Upon being served with the petition, the respondent filed an answer to the petition and a cross – petition on 5th December, 2007.  In the answer to the petition, she has denied the particulars of cruelty, desertion and adultery as alleged in paragraphs 5 and 6 of the petition. The respondent prays in her cross-petition for the dissolution of the marriage, monthly maintenance or alimony, and costs of the suit.

In her cross petition, she has accused the petitioner of adultery and cruelty. The particulars of adultery are contained in paragraph 7 of the cross-petition. She avers that the petitioner has had an adulterous relationship with her two cousins, F and S on numerous occasions during the subsistence of the marriage which actions the petitioner did not deny when asked by the respondent. She also alleged that on many occasions during the subsistence of the marriage she found condoms in petitioner’s trousers pockets of which, when asked, he could be sarcastic and tell her what they are used for. She also accused him of having adulterous relationships with their house-helps on many occasions during the subsistence of the marriage.

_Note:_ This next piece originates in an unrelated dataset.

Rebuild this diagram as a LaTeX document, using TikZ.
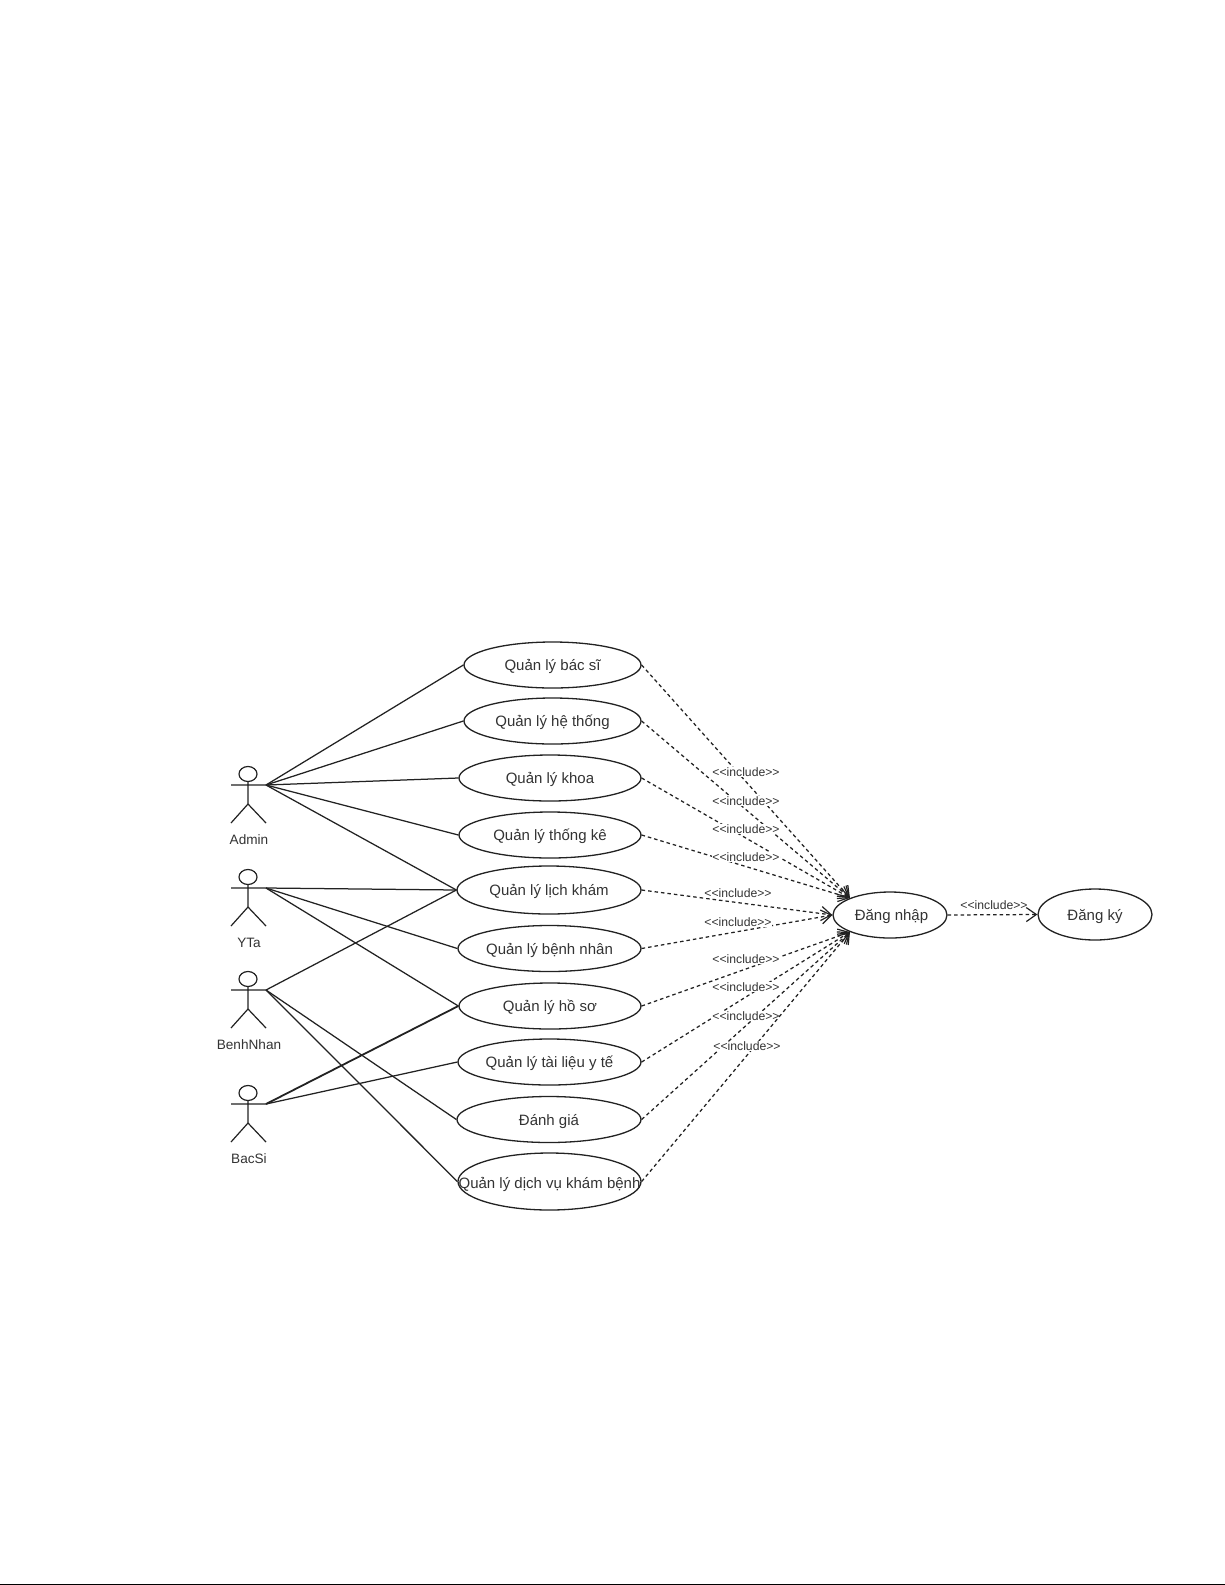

The allegations of cruelty particularized in the cross-petition are that; the petitioner on 7th February 2005 threw the respondent out of the matrimonial home together with the issues of the marriage which action caused the Respondent and the issues a lot of psychological anguish, that on June 2004 the respondent found the petitioner watching pornographic movies with their house help; that the petitioner on many occasions after recovery from the accident slept out of the matrimonial home and whenever she asked him about it he would say that he had been in the safe hands of another woman who was taking care of him, and that during the subsistence of the marriage the petitioner brought his girl-friends to their matrimonial home. She argues that as a result of the petitioner sleeping out of the matrimonial home on numerous occasions she was denied conjugal rights.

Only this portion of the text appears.